If the object’s construction is expensive, the first request that triggers lazy creation can suffer a noticeable delay. In a FastAPI application, for example, you might prefer to create such objects eagerly during startup rather than on the first request.

2. Exactly‑once guarantee

The decorator is documented as thread‑safe in terms of internal state — see the official Python docs. However, it does not guarantee that the wrapped factory will be called only once. If two threads invoke the function with the same arguments before the result is cached, two distinct instances can be created. This race condition is usually negligible but becomes more significant for long‑running initialisations.

When is it definitely bad to use @lru_cache as a singleton?

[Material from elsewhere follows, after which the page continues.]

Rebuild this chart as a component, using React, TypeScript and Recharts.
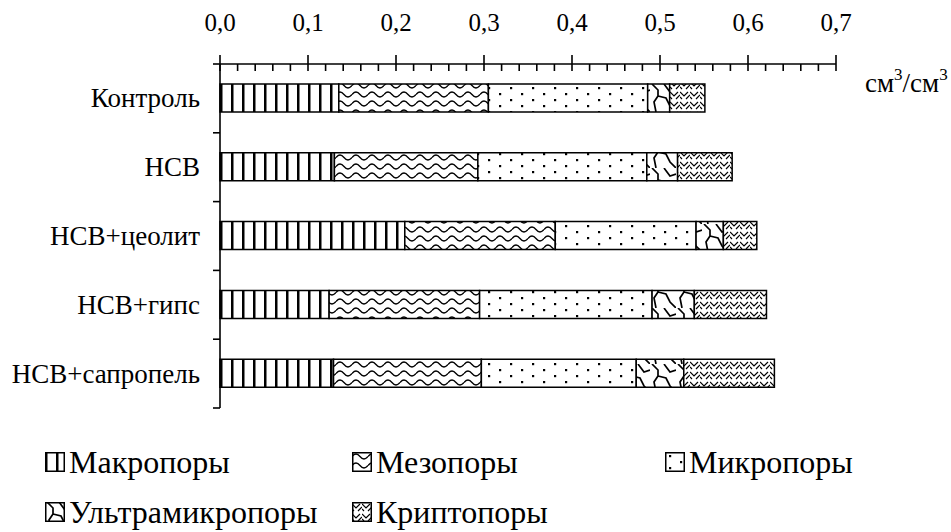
import React from 'react';
import { BarChart, Bar, XAxis, YAxis, Legend } from 'recharts';

const categories = ['Контроль', 'НСВ', 'НСВ+цеолит', 'НСВ+гипс', 'НСВ+сапропель'];
const macro = [0.135, 0.13, 0.21, 0.124, 0.129];
const meso = [0.17, 0.163, 0.171, 0.171, 0.168];
const micro = [0.181, 0.192, 0.16, 0.196, 0.176];
const ultra = [0.025, 0.035, 0.031, 0.048, 0.054];
const crypto = [0.04, 0.062, 0.038, 0.082, 0.103];

const seriesKeys = ['macro', 'meso', 'micro', 'ultra', 'crypto'];
const seriesNames = ['Макропоры', 'Мезопоры', 'Микропоры', 'Ультрамикропоры', 'Криптопоры'];
const majorTicks = [0, 0.1, 0.2, 0.3, 0.4, 0.5, 0.6, 0.7];

const data = categories.map((name, i) => ({
  name,
  macro: macro[i],
  meso: meso[i],
  micro: micro[i],
  ultra: ultra[i],
  crypto: crypto[i],
}));

// minor ticks every 0.02 between the major ones
const allTicks: number[] = [];
for (let i = 0; i <= 35; i++) allTicks.push(+(i * 0.02).toFixed(2));

const W = 951;
const H = 532;
const TOP = 64;
const BOTTOM = 124;
const BAND = (H - TOP - BOTTOM) / categories.length;
const FONT = "'Liberation Serif', 'Times New Roman', serif";

const isMajor = (v: number) => majorTicks.some((m) => Math.abs(m - v) < 1e-6);

const XTick = (props: any) => {
  const { x, y, payload } = props;
  const major = isMajor(payload.value);
  return (
    <g>
      <line x1={x} x2={x} y1={major ? y - 9 : y} y2={y + 7} stroke="#000" strokeWidth={1.6} />
      {major && (
        <text className="serif" x={x} y={y - 33} textAnchor="middle" fill="#000" fontSize={25}>
          {payload.value.toFixed(1).replace('.', ',')}
        </text>
      )}
    </g>
  );
};

const YTick = (props: any) => {
  const { x, y, payload, index } = props;
  const half = BAND / 2;
  return (
    <g>
      <text className="serif" x={x - 20} y={y + 9} textAnchor="end" fill="#000" fontSize={27}>
        {payload.value}
      </text>
      <line x1={x - 7} x2={x} y1={y - half} y2={y - half} stroke="#000" strokeWidth={1.6} />
      {index === categories.length - 1 && (
        <line x1={x - 7} x2={x} y1={y + half} y2={y + half} stroke="#000" strokeWidth={1.6} />
      )}
    </g>
  );
};

const UnitLabel = (props: any) => {
  const vb = props.viewBox;
  return (
    <text className="serif" x={vb.x + vb.width + 29} y={vb.y + vb.height + 28} fill="#000" fontSize={27}>
      <tspan>см</tspan>
      <tspan dy={-12} fontSize={17}>3</tspan>
      <tspan dy={12}>/см</tspan>
      <tspan dy={-12} fontSize={17}>3</tspan>
    </text>
  );
};

const legendCols = [45, 352, 665];
const legendRows = [452, 502];

const LegendContent = () => (
  <div style={{ position: 'relative', width: W, height: 92, fontFamily: FONT }}>
    {seriesKeys.map((key, i) => {
      const left = legendCols[i % 3];
      const top = legendRows[Math.floor(i / 3)] - 440;
      return (
        <div key={key} style={{ position: 'absolute', left, top, display: 'flex', alignItems: 'center', whiteSpace: 'nowrap' }}>
          <svg width={20} height={20} style={{ display: 'block' }}>
            <rect x={0.75} y={0.75} width={18.5} height={18.5} fill={`url(#p-${key})`} stroke="#000" strokeWidth={1.5} />
          </svg>
          <span style={{ fontSize: 32, lineHeight: '20px', marginLeft: 4, color: '#000' }}>{seriesNames[i]}</span>
        </div>
      );
    })}
  </div>
);

export default function App() {
  return (
    <div style={{ position: 'absolute', left: 0, top: 0, background: '#fff', fontFamily: FONT }}>
      <style>{`svg text, svg tspan, text.serif { font-family: 'Liberation Serif', 'Times New Roman', serif !important; }`}</style>
      <BarChart
        width={W}
        height={H}
        data={data}
        layout="vertical"
        margin={{ top: 0, right: 115, bottom: BOTTOM, left: 0 }}
        barSize={28}
        style={{ fontFamily: FONT }}
      >
        <defs>
          <pattern id="p-macro" patternUnits="userSpaceOnUse" width={11} height={28}>
            <rect width={11} height={28} fill="#fff" />
            <rect x={0} width={2.5} height={28} fill="#000" />
          </pattern>
          <pattern id="p-meso" patternUnits="userSpaceOnUse" width={16} height={9}>
            <rect width={16} height={9} fill="#fff" />
            <path d="M0 4.5 Q4 -0.5 8 4.5 T16 4.5" fill="none" stroke="#000" strokeWidth={1.3} />
          </pattern>
          <pattern id="p-micro" patternUnits="userSpaceOnUse" width={22} height={12}>
            <rect width={22} height={12} fill="#fff" />
            <rect x={4} y={3} width={2.2} height={2.2} fill="#000" />
            <rect x={15} y={9} width={2.2} height={2.2} fill="#000" />
          </pattern>
          <pattern id="p-ultra" patternUnits="userSpaceOnUse" width={26} height={28}>
            <rect width={26} height={28} fill="#fff" />
            <path
              d="M2 0 L8 6 L8 12 L4 18 L6 28 M14 0 L20 8 L26 6 M8 12 L16 14 L20 22 L26 28"
              fill="none"
              stroke="#000"
              strokeWidth={1.7}
            />
          </pattern>
          <pattern id="p-crypto" patternUnits="userSpaceOnUse" width={10} height={10}>
            <rect width={10} height={10} fill="#fff" />
            <path d="M0 2 L4 6 L8 2 M0 7 L2 9 M6 9 L10 5" fill="none" stroke="#000" strokeWidth={1.2} />
          </pattern>
        </defs>
        <XAxis
          type="number"
          orientation="top"
          domain={[0, 0.7]}
          ticks={allTicks}
          interval={0}
          height={TOP}
          tickSize={0}
          tickMargin={0}
          tickLine={false}
          tick={<XTick />}
          axisLine={{ stroke: '#000', strokeWidth: 1.6 }}
          label={UnitLabel}
        />
        <YAxis
          type="category"
          dataKey="name"
          width={220}
          tickSize={0}
          tickMargin={0}
          tickLine={false}
          tick={<YTick />}
          interval={0}
          axisLine={{ stroke: '#000', strokeWidth: 1.6 }}
        />
        <Legend
          layout="horizontal"
          verticalAlign="middle"
          align="center"
          wrapperStyle={{ left: 0, top: 440, width: W, height: 92, pointerEvents: 'none' }}
          content={<LegendContent />}
        />
        {seriesKeys.map((key, i) => (
          <Bar
            key={key}
            dataKey={key}
            name={seriesNames[i]}
            stackId="a"
            fill={`url(#p-${key})`}
            stroke="#000"
            strokeWidth={1.5}
            isAnimationActive={false}
          />
        ))}
      </BarChart>
    </div>
  );
}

  • Multiprocessing scenarios – e.g., when the cached object spawns worker processes (ProcessPoolExecutor). Lazy creation means the first request bears the full cost of spawning, increasing latency and potentially creating multiple pools.
  • Teardown concerns – classic singletons can provide explicit cleanup hooks; @lru_cache has no built‑in mechanism for deterministic termination, which can be problematic for resources that need graceful shutdown.

Is it ever okay to use @lru_cache for singletons?

Yes, with an important caveat: you must accept that, in edge cases, multiple distinct instances might be created. In many situations—such as an unused database client—this is harmless. In other contexts, it can lead to subtle bugs.

A good rule of thumb

  • Use @lru_cache(maxsize=1) for lightweight objects where occasional extra instances are harmless.
  • Use a classic singleton pattern (or a lifespan‑managed approach) for objects with a real lifecycle, requiring controlled startup and teardown.

Conclusion

As the Zen of Python reminds us:

“Special cases aren’t special enough to break the rules. Although practicality beats purity.